As of June 2022, nearly all Building #19 locations have been demolished or redeveloped into supermarkets, storage facilities, or other discount stores. The Pawtucket location and its signage still stands, although without any identifiable Building #19 characteristics. The signage in Haverhill, featuring cartoon figures from locally inspired Archie comics, remained until at least October 2015, and the location still retains an awning and exterior paint job in the chain's color scheme.
The chain was known for its often self-deprecating humor, both in their advertising and throughout their store interiors. Their weekly ad circulars often featured caricatures of founder Jerry Ellis with a number of sarcastic captions, many of which were repeated in their in-store advertising.[13] The early circulars featured the "free-spirit" Ellis sternly commanded to work harder by the "skinflint" Andler., Ellis still wrote most of the ad copy used in the ad flyers.[14]

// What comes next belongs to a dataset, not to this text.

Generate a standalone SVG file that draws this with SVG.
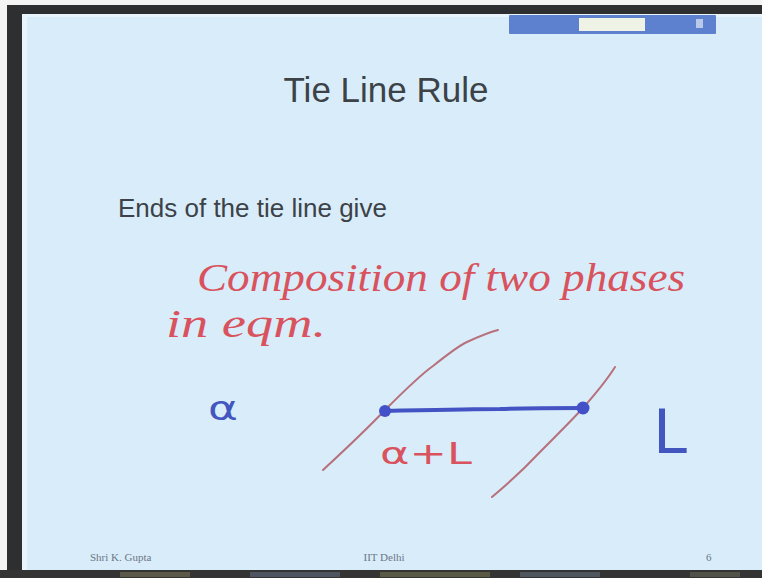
<svg xmlns="http://www.w3.org/2000/svg" width="762" height="578" viewBox="0 0 762 578">
  <defs>
    <style>
      .title { font-family: "Liberation Sans", Arial, sans-serif; font-size: 35px; fill: #3c4248; }
      .body { font-family: "Liberation Sans", Arial, sans-serif; font-size: 26px; fill: #3c4248; }
      .hand-red { font-family: "Liberation Serif", serif; font-style: italic; fill: #d9535e; }
      .hand-red-sans { font-family: "DejaVu Sans", sans-serif; fill: #d9535e; }
      .hand-blue { font-family: "DejaVu Sans", sans-serif; fill: #4356c0; }
      .footer { font-family: "Liberation Serif", serif; font-size: 11px; fill: #6d7585; }
      .curve { fill: none; stroke: #b7707c; stroke-width: 2; stroke-linecap: round; }
      .tie { fill: none; stroke: #4453c4; stroke-width: 4; stroke-linecap: round; }
      .dot { fill: #4350c8; }
    </style>
  </defs>

  <!-- frame -->
  <rect x="0" y="0" width="762" height="578" fill="#2e2f31"/>
  <rect x="0" y="0" width="762" height="5" fill="#f4f4f4"/>
  <rect x="0" y="0" width="7" height="578" fill="#f4f4f4"/>
  <rect x="22" y="14" width="740" height="556" fill="#d8edf9"/>
  <rect x="22" y="14" width="5" height="556" fill="#e9f4fb"/>
  <rect x="22" y="14" width="740" height="3" fill="#e9f4fb"/>

  <!-- toolbar -->
  <g id="toolbar">
    <rect x="509" y="15" width="207" height="19" rx="1" fill="#5d80cf"/>
    <rect x="579" y="18" width="66" height="13" fill="#eef3e6"/>
    <rect x="696" y="19" width="7" height="9" fill="#b9c9ea"/>
  </g>

  <!-- bottom strip -->
  <g id="bottom-strip">
    <rect x="0" y="570" width="762" height="8" fill="#343434"/>
    <rect x="120" y="572" width="70" height="5" fill="#6d6a55" opacity="0.7"/>
    <rect x="250" y="572" width="90" height="5" fill="#5b6473" opacity="0.7"/>
    <rect x="380" y="572" width="110" height="5" fill="#6a6a4f" opacity="0.7"/>
    <rect x="520" y="572" width="80" height="5" fill="#5d6570" opacity="0.7"/>
    <rect x="690" y="572" width="50" height="5" fill="#5f5f52" opacity="0.7"/>
  </g>

  <g id="title">
    <text class="title" x="386" y="102" text-anchor="middle">Tie Line Rule</text>
  </g>

  <g id="bullet">
    <text class="body" x="118" y="217">Ends of the tie line give</text>
  </g>

  <g id="handwriting">
    <text class="hand-red" x="197" y="291" font-size="40" textLength="488" lengthAdjust="spacingAndGlyphs">Composition of two phases</text>
    <text class="hand-red" x="166" y="337" font-size="40" textLength="160" lengthAdjust="spacingAndGlyphs">in eqm.</text>
  </g>

  <g id="connectors">
    <path class="curve" d="M323,470 C350,445 368,428 385,410 C405,390 420,375 433,366 C448,354 458,346 467,342 C480,336 490,332 498,330"/>
    <path class="curve" d="M492,497 C510,482 525,468 540,452 C556,436 570,422 583,408 C597,392 607,380 615,367"/>
    <path class="tie" d="M385,411 C430,410 470,409 500,409 C530,408 560,408 583,408"/>
  </g>

  <g id="node-alpha-end">
    <circle class="dot" cx="385" cy="411" r="6"/>
  </g>
  <g id="node-liquid-end">
    <circle class="dot" cx="583" cy="408" r="6.5"/>
  </g>

  <g id="label-alpha">
    <text class="hand-blue" x="208" y="420" font-size="34" textLength="30" lengthAdjust="spacingAndGlyphs">α</text>
  </g>
  <g id="label-alpha-L">
    <text class="hand-red-sans" x="380" y="464" font-size="30" textLength="92" lengthAdjust="spacingAndGlyphs">α+L</text>
  </g>
  <g id="label-L">
    <text class="hand-blue" x="653" y="453" font-size="60" textLength="34" lengthAdjust="spacingAndGlyphs">L</text>
  </g>

  <g id="footer">
    <text class="footer" x="90" y="561">Shri K. Gupta</text>
    <text class="footer" x="384" y="561" text-anchor="middle">IIT Delhi</text>
    <text class="footer" x="706" y="561">6</text>
  </g>
</svg>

Each Building #19 location offered free coffee with "free fake cream". Signs near the free coffee stand warned customers not to make fun of the poor quality of the coffee, because "someday you'll be old and weak too". Their price guarantee awarded a bottle of "Chateau du Cheapo" champagne if a competitor beat their price.
In 2006, Building #19 put a cartoon in their President's Day advertising flier showing A-shirts (athletic style undershirts) labeled as being "Wife-Beater" shirts. Building #19 was criticized, and promptly apologized.[15] Two years later, a flier poked fun at the 2006 controversy, and was similarly criticized.[16]
The main Building #19 store was located in Hingham, Massachusetts; other stores had a numerical fraction appended to their name (such as Building #19½, in Burlington or Building #19¾, in Norwood).[17] Building #19 1/9, in Pawtucket, Rhode Island, used the old grandstand portion of Narragansett Park - a former horse racing venue that had closed in 1978.